= What the task requires =
Data follows below. Repeat exactly the lines between the line holding "Emit a Python" and the line holding "0.95, 0.9, 0.88]", inclusive, and nothing more; drop pictures.

Charts and diagrams as code
** start **
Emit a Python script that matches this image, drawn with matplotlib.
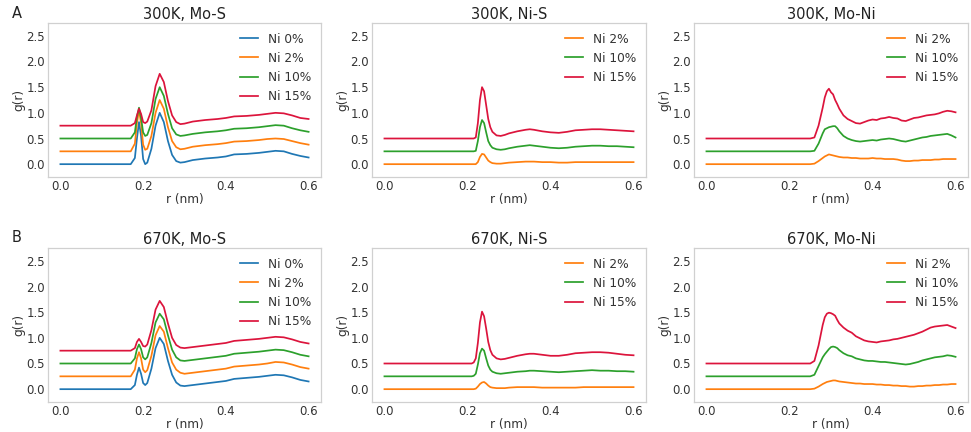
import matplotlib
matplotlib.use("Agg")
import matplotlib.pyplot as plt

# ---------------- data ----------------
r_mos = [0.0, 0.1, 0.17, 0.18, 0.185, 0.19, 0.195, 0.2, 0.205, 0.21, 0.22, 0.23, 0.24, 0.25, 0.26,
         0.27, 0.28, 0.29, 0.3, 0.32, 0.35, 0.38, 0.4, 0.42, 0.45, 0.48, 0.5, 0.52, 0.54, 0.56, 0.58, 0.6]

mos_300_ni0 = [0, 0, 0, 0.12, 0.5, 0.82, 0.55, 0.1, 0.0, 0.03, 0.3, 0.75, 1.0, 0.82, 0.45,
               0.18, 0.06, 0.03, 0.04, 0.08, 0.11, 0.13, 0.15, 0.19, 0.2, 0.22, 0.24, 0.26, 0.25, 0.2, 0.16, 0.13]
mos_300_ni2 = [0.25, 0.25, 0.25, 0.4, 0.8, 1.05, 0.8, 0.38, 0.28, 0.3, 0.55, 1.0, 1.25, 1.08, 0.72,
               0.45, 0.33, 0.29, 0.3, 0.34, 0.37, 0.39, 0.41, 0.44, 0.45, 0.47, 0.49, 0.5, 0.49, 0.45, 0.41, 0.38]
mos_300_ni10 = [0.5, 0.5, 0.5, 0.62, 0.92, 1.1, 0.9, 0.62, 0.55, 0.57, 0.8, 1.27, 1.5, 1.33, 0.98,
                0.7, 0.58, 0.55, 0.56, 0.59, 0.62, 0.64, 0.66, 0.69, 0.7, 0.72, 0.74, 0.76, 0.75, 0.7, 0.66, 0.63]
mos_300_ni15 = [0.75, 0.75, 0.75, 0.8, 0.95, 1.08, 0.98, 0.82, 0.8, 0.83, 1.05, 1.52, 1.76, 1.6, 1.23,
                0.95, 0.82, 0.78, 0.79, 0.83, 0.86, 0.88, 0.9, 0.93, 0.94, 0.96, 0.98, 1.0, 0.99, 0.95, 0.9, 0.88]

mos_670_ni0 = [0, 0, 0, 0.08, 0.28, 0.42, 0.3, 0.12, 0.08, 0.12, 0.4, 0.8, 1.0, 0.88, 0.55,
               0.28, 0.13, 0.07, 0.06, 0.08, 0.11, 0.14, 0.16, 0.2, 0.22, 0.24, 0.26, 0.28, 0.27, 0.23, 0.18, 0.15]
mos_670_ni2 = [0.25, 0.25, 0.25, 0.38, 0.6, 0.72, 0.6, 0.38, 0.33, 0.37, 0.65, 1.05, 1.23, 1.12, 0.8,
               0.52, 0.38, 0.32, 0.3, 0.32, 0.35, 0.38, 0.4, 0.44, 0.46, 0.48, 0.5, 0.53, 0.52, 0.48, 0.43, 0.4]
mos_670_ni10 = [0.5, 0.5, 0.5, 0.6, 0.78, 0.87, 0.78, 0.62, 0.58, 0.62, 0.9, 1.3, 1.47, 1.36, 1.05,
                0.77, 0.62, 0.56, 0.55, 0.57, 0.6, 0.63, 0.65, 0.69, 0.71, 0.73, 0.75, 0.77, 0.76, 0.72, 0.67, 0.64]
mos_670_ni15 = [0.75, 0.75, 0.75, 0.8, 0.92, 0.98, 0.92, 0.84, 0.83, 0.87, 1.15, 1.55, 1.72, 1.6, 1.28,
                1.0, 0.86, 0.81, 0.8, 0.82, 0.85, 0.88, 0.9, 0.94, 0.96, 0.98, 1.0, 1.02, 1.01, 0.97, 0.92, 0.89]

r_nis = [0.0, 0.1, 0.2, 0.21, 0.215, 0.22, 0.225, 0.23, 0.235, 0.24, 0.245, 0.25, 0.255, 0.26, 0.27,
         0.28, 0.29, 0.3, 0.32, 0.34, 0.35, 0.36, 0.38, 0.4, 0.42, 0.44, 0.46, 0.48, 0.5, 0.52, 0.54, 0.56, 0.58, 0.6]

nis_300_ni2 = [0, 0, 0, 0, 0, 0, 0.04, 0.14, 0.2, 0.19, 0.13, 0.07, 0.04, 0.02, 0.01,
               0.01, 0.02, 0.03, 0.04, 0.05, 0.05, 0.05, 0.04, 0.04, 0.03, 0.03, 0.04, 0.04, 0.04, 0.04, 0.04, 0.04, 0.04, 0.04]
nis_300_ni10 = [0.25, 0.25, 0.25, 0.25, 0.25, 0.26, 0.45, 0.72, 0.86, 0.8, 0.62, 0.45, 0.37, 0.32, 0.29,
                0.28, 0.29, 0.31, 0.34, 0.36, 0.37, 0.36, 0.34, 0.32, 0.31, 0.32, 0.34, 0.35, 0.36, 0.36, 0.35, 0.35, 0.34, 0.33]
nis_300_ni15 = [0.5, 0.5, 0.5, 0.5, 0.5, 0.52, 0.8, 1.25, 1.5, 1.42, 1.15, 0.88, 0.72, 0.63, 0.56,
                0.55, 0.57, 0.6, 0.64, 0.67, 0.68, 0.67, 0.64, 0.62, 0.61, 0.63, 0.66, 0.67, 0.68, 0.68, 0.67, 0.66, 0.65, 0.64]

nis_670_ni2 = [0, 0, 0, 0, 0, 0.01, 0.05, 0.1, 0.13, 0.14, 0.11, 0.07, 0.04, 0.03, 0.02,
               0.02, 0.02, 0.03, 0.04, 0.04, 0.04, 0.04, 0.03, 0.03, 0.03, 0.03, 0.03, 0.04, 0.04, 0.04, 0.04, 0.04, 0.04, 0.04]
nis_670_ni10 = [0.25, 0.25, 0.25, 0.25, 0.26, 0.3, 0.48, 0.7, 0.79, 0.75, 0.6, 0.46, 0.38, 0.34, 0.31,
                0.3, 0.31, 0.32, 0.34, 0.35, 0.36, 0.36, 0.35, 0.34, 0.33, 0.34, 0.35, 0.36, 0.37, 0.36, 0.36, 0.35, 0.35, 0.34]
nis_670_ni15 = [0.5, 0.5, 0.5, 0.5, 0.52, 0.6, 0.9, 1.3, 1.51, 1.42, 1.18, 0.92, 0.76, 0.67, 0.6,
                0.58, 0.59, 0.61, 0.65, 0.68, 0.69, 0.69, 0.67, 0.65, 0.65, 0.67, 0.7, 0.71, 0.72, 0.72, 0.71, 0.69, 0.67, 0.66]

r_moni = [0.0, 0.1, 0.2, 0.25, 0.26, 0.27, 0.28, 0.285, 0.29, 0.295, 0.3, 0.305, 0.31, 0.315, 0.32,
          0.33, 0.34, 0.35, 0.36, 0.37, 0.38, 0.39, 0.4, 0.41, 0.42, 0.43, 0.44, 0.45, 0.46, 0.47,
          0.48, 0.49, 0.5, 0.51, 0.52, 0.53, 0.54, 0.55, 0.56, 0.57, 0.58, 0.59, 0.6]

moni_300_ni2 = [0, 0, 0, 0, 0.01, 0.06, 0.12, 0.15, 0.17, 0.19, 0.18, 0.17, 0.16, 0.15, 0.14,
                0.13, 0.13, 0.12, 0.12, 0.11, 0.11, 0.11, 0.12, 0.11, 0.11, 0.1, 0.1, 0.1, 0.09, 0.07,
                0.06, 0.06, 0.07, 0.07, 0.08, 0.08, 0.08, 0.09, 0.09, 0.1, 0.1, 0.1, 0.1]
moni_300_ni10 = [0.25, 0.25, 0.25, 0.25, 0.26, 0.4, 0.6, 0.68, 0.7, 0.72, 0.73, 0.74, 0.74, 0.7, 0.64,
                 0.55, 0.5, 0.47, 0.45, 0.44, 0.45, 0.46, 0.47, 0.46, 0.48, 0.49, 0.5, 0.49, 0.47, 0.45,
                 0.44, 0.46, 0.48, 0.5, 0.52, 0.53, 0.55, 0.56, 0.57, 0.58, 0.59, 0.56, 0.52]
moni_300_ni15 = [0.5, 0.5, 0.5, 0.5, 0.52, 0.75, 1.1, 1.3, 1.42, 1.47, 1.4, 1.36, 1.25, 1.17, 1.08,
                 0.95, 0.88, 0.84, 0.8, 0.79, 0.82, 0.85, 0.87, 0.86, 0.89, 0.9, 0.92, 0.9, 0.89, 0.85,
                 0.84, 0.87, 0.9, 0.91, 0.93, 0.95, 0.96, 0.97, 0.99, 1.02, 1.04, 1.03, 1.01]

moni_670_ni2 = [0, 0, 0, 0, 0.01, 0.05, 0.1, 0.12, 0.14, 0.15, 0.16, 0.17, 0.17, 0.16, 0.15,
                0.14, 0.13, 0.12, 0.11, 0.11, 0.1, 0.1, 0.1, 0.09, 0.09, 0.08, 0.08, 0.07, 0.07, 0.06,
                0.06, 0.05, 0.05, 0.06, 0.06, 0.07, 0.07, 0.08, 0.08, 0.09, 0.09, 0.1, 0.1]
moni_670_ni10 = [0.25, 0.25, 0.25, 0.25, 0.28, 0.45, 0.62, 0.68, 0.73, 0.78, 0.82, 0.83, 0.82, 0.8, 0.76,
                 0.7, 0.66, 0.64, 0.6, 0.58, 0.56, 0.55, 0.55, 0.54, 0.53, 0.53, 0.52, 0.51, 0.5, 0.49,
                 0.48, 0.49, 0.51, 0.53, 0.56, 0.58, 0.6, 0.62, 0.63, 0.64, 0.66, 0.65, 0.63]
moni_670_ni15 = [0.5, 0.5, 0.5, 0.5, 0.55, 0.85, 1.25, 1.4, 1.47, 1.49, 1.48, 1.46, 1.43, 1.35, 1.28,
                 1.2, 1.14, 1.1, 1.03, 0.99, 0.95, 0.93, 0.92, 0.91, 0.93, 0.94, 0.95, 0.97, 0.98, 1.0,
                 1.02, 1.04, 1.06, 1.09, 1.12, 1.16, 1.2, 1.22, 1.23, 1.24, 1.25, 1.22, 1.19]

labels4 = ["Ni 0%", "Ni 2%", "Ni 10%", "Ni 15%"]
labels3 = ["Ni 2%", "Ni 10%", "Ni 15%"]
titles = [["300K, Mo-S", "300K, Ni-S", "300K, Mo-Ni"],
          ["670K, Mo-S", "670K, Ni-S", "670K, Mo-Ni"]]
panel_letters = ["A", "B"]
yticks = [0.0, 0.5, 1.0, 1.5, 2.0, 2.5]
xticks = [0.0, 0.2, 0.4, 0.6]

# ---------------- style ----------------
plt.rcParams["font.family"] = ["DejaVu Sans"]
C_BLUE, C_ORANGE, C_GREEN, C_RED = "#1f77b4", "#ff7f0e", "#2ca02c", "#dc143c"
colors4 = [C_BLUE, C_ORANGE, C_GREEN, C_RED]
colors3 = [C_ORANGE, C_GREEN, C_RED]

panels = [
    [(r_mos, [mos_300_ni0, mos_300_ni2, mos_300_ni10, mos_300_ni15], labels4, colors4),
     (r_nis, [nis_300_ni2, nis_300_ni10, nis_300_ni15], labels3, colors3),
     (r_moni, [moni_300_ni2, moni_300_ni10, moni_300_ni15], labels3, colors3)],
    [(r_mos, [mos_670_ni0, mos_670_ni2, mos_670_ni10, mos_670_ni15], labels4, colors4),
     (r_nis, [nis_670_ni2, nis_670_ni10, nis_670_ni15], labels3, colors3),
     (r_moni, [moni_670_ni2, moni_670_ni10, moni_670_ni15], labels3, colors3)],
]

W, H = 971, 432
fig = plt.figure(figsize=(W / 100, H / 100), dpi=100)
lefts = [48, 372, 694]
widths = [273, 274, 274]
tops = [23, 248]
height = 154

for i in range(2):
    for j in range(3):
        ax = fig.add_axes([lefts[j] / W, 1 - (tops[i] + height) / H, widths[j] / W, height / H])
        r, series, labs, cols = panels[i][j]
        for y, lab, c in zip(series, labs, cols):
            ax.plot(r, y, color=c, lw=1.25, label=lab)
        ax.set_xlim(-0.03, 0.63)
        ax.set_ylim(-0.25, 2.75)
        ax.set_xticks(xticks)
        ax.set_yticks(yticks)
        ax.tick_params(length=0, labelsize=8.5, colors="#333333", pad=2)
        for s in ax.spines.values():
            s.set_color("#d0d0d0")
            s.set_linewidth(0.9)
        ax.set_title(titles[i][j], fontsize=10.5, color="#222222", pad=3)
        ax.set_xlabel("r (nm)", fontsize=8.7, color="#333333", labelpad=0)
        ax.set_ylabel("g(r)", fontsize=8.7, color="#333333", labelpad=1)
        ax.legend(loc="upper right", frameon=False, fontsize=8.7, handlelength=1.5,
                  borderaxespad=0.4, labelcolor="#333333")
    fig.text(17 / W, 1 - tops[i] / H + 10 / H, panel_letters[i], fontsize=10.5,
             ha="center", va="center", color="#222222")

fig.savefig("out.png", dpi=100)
** end **
** start **
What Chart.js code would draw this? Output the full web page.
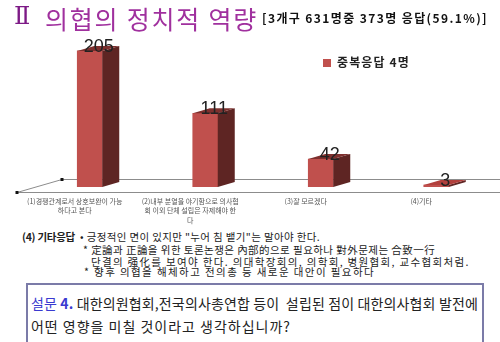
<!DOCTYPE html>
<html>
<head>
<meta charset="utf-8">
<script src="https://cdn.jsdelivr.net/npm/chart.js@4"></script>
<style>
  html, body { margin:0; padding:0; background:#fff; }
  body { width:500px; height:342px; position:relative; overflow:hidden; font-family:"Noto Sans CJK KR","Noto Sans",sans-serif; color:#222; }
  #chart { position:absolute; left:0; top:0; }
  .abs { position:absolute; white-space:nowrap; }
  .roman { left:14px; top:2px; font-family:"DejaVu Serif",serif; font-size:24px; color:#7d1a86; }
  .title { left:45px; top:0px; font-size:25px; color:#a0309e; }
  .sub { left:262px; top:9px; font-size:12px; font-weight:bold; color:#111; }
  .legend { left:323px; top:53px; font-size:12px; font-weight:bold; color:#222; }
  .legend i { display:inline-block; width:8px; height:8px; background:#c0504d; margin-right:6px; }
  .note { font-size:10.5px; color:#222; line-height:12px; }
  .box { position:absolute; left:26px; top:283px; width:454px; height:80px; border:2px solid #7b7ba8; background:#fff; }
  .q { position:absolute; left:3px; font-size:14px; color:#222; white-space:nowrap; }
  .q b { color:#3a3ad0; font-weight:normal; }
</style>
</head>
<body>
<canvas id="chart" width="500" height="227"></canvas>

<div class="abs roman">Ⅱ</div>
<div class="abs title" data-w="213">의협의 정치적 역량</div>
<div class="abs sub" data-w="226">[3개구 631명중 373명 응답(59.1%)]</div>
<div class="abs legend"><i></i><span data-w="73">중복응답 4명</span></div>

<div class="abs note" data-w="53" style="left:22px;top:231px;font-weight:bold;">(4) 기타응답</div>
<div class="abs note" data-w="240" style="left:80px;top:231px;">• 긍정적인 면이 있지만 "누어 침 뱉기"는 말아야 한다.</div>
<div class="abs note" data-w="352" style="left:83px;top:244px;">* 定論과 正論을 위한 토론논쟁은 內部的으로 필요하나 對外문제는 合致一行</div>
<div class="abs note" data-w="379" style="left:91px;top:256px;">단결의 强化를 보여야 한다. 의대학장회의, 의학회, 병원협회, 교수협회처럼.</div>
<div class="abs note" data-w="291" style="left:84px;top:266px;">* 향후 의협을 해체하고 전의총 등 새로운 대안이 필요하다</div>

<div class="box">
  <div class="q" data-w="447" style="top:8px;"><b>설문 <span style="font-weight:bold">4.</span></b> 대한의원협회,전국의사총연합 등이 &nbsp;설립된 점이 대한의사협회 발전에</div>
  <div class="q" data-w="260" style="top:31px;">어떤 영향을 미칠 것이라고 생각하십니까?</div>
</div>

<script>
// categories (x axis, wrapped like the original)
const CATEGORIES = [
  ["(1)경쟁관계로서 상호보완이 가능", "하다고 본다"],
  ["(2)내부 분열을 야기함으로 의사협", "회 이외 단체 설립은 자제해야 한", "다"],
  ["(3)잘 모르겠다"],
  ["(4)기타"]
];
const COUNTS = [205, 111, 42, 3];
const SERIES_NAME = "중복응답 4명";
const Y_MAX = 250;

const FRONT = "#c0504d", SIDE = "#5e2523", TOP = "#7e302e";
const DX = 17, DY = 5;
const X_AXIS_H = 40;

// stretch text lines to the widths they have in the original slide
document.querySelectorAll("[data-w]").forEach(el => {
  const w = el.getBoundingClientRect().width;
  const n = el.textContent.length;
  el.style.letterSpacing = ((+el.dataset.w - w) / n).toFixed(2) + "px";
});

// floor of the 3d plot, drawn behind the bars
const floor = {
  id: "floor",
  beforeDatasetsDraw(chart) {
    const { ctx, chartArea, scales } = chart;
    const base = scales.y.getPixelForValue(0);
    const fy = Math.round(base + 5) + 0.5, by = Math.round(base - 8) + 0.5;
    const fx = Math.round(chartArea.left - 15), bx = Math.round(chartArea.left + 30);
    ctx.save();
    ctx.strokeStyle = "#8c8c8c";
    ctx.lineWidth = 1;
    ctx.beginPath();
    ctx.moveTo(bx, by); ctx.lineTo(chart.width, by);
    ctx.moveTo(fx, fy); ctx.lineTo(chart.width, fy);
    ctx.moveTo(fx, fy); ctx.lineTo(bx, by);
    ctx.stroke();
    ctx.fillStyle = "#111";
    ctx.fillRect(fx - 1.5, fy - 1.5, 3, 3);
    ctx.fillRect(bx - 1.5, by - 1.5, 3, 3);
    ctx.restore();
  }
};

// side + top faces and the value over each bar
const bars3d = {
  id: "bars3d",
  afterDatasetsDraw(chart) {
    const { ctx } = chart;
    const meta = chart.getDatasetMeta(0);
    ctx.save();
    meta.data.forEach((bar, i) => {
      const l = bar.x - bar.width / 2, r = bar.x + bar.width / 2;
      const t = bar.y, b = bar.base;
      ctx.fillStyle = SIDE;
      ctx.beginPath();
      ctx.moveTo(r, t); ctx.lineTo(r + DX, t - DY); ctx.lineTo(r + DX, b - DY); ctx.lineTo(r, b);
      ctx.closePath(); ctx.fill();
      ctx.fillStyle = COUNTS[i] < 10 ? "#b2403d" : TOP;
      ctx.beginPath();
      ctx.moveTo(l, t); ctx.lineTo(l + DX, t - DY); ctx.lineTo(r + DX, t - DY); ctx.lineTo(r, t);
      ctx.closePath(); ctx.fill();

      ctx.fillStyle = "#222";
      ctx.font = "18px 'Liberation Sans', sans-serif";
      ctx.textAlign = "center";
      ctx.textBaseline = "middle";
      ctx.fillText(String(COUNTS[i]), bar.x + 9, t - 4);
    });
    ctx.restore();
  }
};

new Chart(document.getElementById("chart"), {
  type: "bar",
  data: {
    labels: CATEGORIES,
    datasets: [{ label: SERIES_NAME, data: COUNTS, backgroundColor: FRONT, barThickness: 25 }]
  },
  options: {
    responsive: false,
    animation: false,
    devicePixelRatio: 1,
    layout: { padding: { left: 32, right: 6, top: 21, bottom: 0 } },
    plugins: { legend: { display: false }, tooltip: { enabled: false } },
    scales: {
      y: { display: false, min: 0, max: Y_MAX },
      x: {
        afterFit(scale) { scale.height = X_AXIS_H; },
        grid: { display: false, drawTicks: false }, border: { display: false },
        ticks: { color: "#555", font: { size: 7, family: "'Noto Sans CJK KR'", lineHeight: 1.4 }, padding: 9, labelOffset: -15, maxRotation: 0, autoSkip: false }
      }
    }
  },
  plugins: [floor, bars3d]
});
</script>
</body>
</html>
** end **
= Written response =
Emit a Python script that matches this image, drawn with matplotlib.
import matplotlib
matplotlib.use("Agg")
import matplotlib.pyplot as plt

# ---------------- data ----------------
r_mos = [0.0, 0.1, 0.17, 0.18, 0.185, 0.19, 0.195, 0.2, 0.205, 0.21, 0.22, 0.23, 0.24, 0.25, 0.26,
         0.27, 0.28, 0.29, 0.3, 0.32, 0.35, 0.38, 0.4, 0.42, 0.45, 0.48, 0.5, 0.52, 0.54, 0.56, 0.58, 0.6]

mos_300_ni0 = [0, 0, 0, 0.12, 0.5, 0.82, 0.55, 0.1, 0.0, 0.03, 0.3, 0.75, 1.0, 0.82, 0.45,
               0.18, 0.06, 0.03, 0.04, 0.08, 0.11, 0.13, 0.15, 0.19, 0.2, 0.22, 0.24, 0.26, 0.25, 0.2, 0.16, 0.13]
mos_300_ni2 = [0.25, 0.25, 0.25, 0.4, 0.8, 1.05, 0.8, 0.38, 0.28, 0.3, 0.55, 1.0, 1.25, 1.08, 0.72,
               0.45, 0.33, 0.29, 0.3, 0.34, 0.37, 0.39, 0.41, 0.44, 0.45, 0.47, 0.49, 0.5, 0.49, 0.45, 0.41, 0.38]
mos_300_ni10 = [0.5, 0.5, 0.5, 0.62, 0.92, 1.1, 0.9, 0.62, 0.55, 0.57, 0.8, 1.27, 1.5, 1.33, 0.98,
                0.7, 0.58, 0.55, 0.56, 0.59, 0.62, 0.64, 0.66, 0.69, 0.7, 0.72, 0.74, 0.76, 0.75, 0.7, 0.66, 0.63]
mos_300_ni15 = [0.75, 0.75, 0.75, 0.8, 0.95, 1.08, 0.98, 0.82, 0.8, 0.83, 1.05, 1.52, 1.76, 1.6, 1.23,
                0.95, 0.82, 0.78, 0.79, 0.83, 0.86, 0.88, 0.9, 0.93, 0.94, 0.96, 0.98, 1.0, 0.99, 0.95, 0.9, 0.88]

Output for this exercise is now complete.